'Matar a un ruiseñor': ¿Dónde se fueron los pájaros?
Aunque las adaptaciones suelen habitar el microcosmos de las creaciones sospechosas, de vez en cuando uno tiene que rendirse al disfrute de estas iniciativas. Pese a que Matar a un ruiseñor (Harper Lee, 1960) sea un clásico reconocido del siglo XX en Estados Unidos serán pocos los que en estas latitudes conozcan la novela de primera mano. Con suerte recordaran a Gregory Peck en su papel del abogado Atticus Finch en la película de 1962.
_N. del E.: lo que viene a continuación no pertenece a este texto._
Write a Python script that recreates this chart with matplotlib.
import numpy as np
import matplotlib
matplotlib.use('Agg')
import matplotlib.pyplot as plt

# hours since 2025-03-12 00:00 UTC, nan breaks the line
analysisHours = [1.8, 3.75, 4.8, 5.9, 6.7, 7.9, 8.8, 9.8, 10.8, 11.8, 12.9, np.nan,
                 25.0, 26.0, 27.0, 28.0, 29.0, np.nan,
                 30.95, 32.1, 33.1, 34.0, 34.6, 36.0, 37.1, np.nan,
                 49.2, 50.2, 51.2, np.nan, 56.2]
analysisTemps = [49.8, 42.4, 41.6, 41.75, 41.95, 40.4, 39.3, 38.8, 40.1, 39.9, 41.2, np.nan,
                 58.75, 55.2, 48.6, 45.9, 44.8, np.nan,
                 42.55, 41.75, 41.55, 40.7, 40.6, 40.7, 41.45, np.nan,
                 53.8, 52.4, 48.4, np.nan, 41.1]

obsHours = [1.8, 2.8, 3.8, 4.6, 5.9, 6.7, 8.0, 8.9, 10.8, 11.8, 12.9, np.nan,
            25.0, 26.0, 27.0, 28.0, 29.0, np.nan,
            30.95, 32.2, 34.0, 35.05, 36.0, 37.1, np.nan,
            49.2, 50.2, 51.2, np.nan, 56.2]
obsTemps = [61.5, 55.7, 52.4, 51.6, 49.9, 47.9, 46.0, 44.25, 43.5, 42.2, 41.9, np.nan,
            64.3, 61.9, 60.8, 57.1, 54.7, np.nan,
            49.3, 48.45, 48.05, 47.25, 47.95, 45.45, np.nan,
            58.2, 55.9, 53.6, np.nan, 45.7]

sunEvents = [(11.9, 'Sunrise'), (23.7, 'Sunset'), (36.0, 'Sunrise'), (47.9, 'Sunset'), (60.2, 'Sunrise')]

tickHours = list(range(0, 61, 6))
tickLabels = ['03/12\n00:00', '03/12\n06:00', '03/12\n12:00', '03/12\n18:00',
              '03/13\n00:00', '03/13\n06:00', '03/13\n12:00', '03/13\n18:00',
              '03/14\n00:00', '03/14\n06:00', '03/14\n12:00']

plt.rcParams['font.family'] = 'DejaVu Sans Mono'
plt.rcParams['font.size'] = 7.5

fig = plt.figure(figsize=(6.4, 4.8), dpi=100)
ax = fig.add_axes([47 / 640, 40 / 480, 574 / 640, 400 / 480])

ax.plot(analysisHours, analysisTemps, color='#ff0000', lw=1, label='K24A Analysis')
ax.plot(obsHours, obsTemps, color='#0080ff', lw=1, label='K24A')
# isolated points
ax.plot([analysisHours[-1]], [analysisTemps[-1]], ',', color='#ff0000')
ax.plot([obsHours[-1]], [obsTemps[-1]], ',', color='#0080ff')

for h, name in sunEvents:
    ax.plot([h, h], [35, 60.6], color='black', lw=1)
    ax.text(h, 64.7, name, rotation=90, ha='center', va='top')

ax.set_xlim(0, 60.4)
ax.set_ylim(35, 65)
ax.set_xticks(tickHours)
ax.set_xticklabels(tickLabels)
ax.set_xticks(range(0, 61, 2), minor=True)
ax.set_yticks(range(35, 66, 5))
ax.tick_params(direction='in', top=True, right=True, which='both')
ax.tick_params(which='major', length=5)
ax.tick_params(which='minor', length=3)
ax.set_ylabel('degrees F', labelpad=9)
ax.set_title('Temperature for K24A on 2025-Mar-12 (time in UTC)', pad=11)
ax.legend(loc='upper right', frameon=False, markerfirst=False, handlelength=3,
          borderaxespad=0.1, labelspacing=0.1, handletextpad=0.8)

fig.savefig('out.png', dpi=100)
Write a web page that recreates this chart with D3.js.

Por eso se torna en magnífica ocasión la que nos brinda Random House para deambular por el pueblo de Maycomb, impregnado de las costumbres sureñas y prejuicios racistas tan habituales en aquellos años 30. Y es que la versión que realiza el solvente ilustrador Fred Fordham del clásico de Harper Lee merece algo más que simple atención.
No hacen falta más que un par de páginas para quedar atrapados en el imaginario pueblo de Alabama donde transcurren las escaramuzas de la joven Scout y la familia Finch. He seguido con interés las vicisitudes de los protagonistas, he correteado por sus calles y sus campos, me he escondido en un porche y una alambrada me ha trabado el pantalón. He escuchado las discusiones y los argumentos que Atticus Finch esgrime para confirmar sus razones de defender al joven negro Tom Robinson. Me ha interesado el destino de sus vidas, me he compadecido con la resolución del jurado y confirmado que la justicia no es ciega. Al menos al color de la piel.
Cuando uno lee esta adaptación se siente tentado a curiosear la creación de Harper Lee donde explora la realidad social y los conflictos raciales a través de la metáfora que da título a la obra. Es esta una novela gráfica que guardar y compartir, que contiene en su interior el espíritu de los personajes, y como la versión original, resulta conmovedora.